De pronto, unos cinco kilómetros antes de la curva de “El Porvenir”, las inconfundibles luces de la estación de servicio aparecieron en el camino. Marcos ni lo pensó: detuvo el coche, se bajó y corrió en busca de un teléfono.
─Cabina uno ─le indicó la empleada.
Él entró en el diminuto cubículo, y entonces todo explotó.
─¡Paula!
En cuanto pudo emerger de una pila de maderas y vidrios rotos, Marcos ayudó a su mujer que, por la fuerza de la onda expansiva, había sido empujada contra una pared. La empleada quedó protegida bajo el mostrador.
Los tres resultaron ilesos. El edificio no. Todos los vidrios se redujeron a astillas, la electricidad se desconectó, y las estanterías, que habían exhibido su colorida mercadería, yacían en el suelo con sus estantes de chapa surgiendo del piso como estalagmitas. Lo único que se veía a través de los agujeros que fueron ventanas, era un resplandor rojizo nacido de las infernales lenguas de fuego hambrientas de gas.
Unos minutos después, el aire se contaminó con gritos lejanos que el viento nocturno acercaba.
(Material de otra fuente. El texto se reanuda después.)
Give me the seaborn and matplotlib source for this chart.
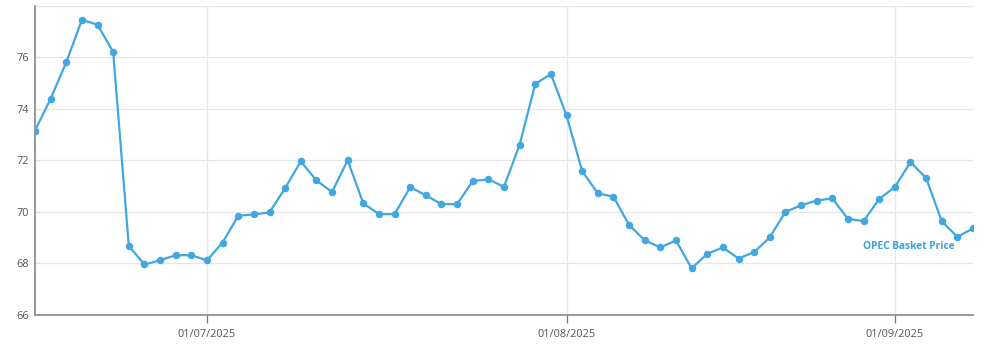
import matplotlib
matplotlib.use("Agg")
import matplotlib.pyplot as plt
import seaborn as sns
import pandas as pd
import numpy as np

# Trading days (weekdays) from 16 June 2025 to 8 Sept 2025
dates = pd.bdate_range("2025-06-16", "2025-09-08")
prices = [
    73.15, 74.39, 75.80, 77.45, 77.26, 76.20, 68.68, 67.96, 68.12, 68.32,
    68.32, 68.12, 68.81, 69.85, 69.90, 69.98, 70.92, 71.96, 71.22, 70.77,
    72.00, 70.33, 69.91, 69.91, 70.96, 70.64, 70.30, 70.30, 71.19, 71.26,
    70.97, 72.61, 74.96, 75.35, 73.74, 71.58, 70.72, 70.59, 69.49, 68.90,
    68.62, 68.89, 67.81, 68.37, 68.62, 68.19, 68.44, 69.01, 70.00, 70.25,
    70.44, 70.52, 69.73, 69.64, 70.50, 70.96, 71.93, 71.31, 69.64, 69.03,
    69.36,
]
tick_dates = ["2025-07-01", "2025-08-01", "2025-09-01"]
tick_labels = ["01/07/2025", "01/08/2025", "01/09/2025"]
y_ticks = [66, 68, 70, 72, 74, 76]
series_name = "OPEC Basket Price"

df = pd.DataFrame({"idx": np.arange(len(dates)), "date": dates, "price": prices})

sns.set_theme(style="white")
plt.rcParams["font.family"] = ["Open Sans", "DejaVu Sans"]

fig = plt.figure(figsize=(10, 3.55), dpi=100)
ax = fig.add_axes([0.035, 0.1127, 0.938, 0.8715])

line_color = "#41a7e1"
sns.lineplot(data=df, x="idx", y="price", ax=ax, color=line_color, linewidth=1.6,
             marker="o", markersize=5.4, markeredgewidth=0, markeredgecolor=line_color,
             zorder=3)

ax.set_xlim(0, len(dates) - 1)
ax.set_ylim(66, 78)

# horizontal grid
for v in y_ticks[1:] + [78]:
    ax.axhline(v, color="#e6e6e6", linewidth=0.9, zorder=0)

tick_pos = [int(np.where(dates == pd.Timestamp(d))[0][0]) for d in tick_dates]
for p in tick_pos:
    ax.axvline(p, color="#e6e6e6", linewidth=0.9, zorder=0)

ax.set_xticks(tick_pos)
ax.set_xticklabels(tick_labels)
ax.set_yticks(y_ticks)
ax.set_yticklabels([str(v) for v in y_ticks])

ax.tick_params(axis="x", which="both", bottom=True, length=6, width=0.9,
               color="#777777", labelsize=7.9, labelcolor="#555555", pad=4)
ax.tick_params(axis="y", which="both", left=False, length=0,
               labelsize=7.9, labelcolor="#555555", pad=4)

for s in ["top", "right"]:
    ax.spines[s].set_visible(False)
ax.spines["left"].set_color("#888888")
ax.spines["left"].set_linewidth(1.2)
ax.spines["bottom"].set_color("#888888")
ax.spines["bottom"].set_linewidth(1.2)

ax.set_xlabel("")
ax.set_ylabel("")

ax.text(58.8, 68.67, series_name, color="#3d9fdb", fontsize=7.3, fontweight="bold",
        ha="right", va="center")

fig.savefig("out.png", dpi=100)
Enseguida aullaron las sirenas.
─Tiene que ser el gasoducto ─dijo la empleada.
Esas suposiciones se confirmaron de inmediato, cuando un patrullero se detuvo en la playa de lo que quedaba de la estación de servicio.
─¿Están todos bien? ─preguntó el oficial que había corrido hasta allí.
─¿¡Qué carajo pasó?! ─quiso saber Marcos.
─Voló el gasoducto, a la altura de “El Porvenir”.
A lo lejos, un nuevo estallido remarcó lo dicho.
─Están todos muertos ─siguió explicando el policía, como en un trance─. De los autos que pasaban por la ruta en ese momento, no quedaron ni los pedazos. ¡Polvo, los hizo!
Marcos y Paula se miraron y percibieron lo cerca que estuvieron de correr la misma suerte si no se hubieran detenido para llamar a Jorge.
Como leyéndoles el pensamiento el hombre agregó:
─Menos mal que se les ocurrió parar acá.
Entonces Marcos se acordó: tenía que llamar a Jorge. La empleada le prestó su móvil, porque la línea de la estación había volado junto con todo lo demás.
─Hola.
─¿Jorge? Soy Marcos. ¿Qué pasó?
─¿Qué paso con qué?
─¿Sos pelotudo? Me mandaste ciento cincuenta mensajes para que te llamara urgente.
─Marcos. Si manejás, no chupes: yo no te mandé ningún mensaje.
─Yo no chupé. Tengo un montón de mensajes tuyos.
─Será otro Jorge.
─No conozco a ningún otro Jorge.
─No sé. Yo no te llamé.
El amanecer se alzó de golpe, y la tragedia quedó a la vista: todo destruido, incendiado, muerto.
Los medios ya trabajaban en la zona. No habían podido llegar a la curva de “El Porvenir”, impedidos por el vallado policial, pero los fotógrafos y sus teleobjetivos, parapetados estratégicamente en los lugares altos que se salvaron de la destrucción, se encargaron de llevar las imágenes de lo ocurrido, a todos los rincones del planeta.
Pero Marcos y Paula sólo querían irse: se escondieron en su auto y salieron disparando de vuelta por donde habían venido.
Paula se ovilló en el asiento del acompañante, con su cara hacia la ventanilla, mirando sin ver.
Marcos conducía como un autómata y se restregaba los ojos intentando borrar las imágenes de la noche. Por el retrovisor, vio las densas columnas de humo negro elevándose en espiral.
Con el tiempo, “El Porvenir” fue reconstruido, pero el gasoducto nunca se terminó. Nació Ezequiel, creció. Un día, decidió irse de vacaciones con sus amigos.
Marcos y Paula acompañaron a su hijo y lo despidieron en la terminal de Retiro llenándolo de recomendaciones que él no quería oír.
El micro arrancó. Justo cuando salió de la terminal, en el preciso instante en que se perdió entre el tráfico, al teléfono de Marcos entró un mensaje.
─Es… Jorge ─Marcos no logró ocultar su desesperación─. Me pide que Eze lo llame urgente.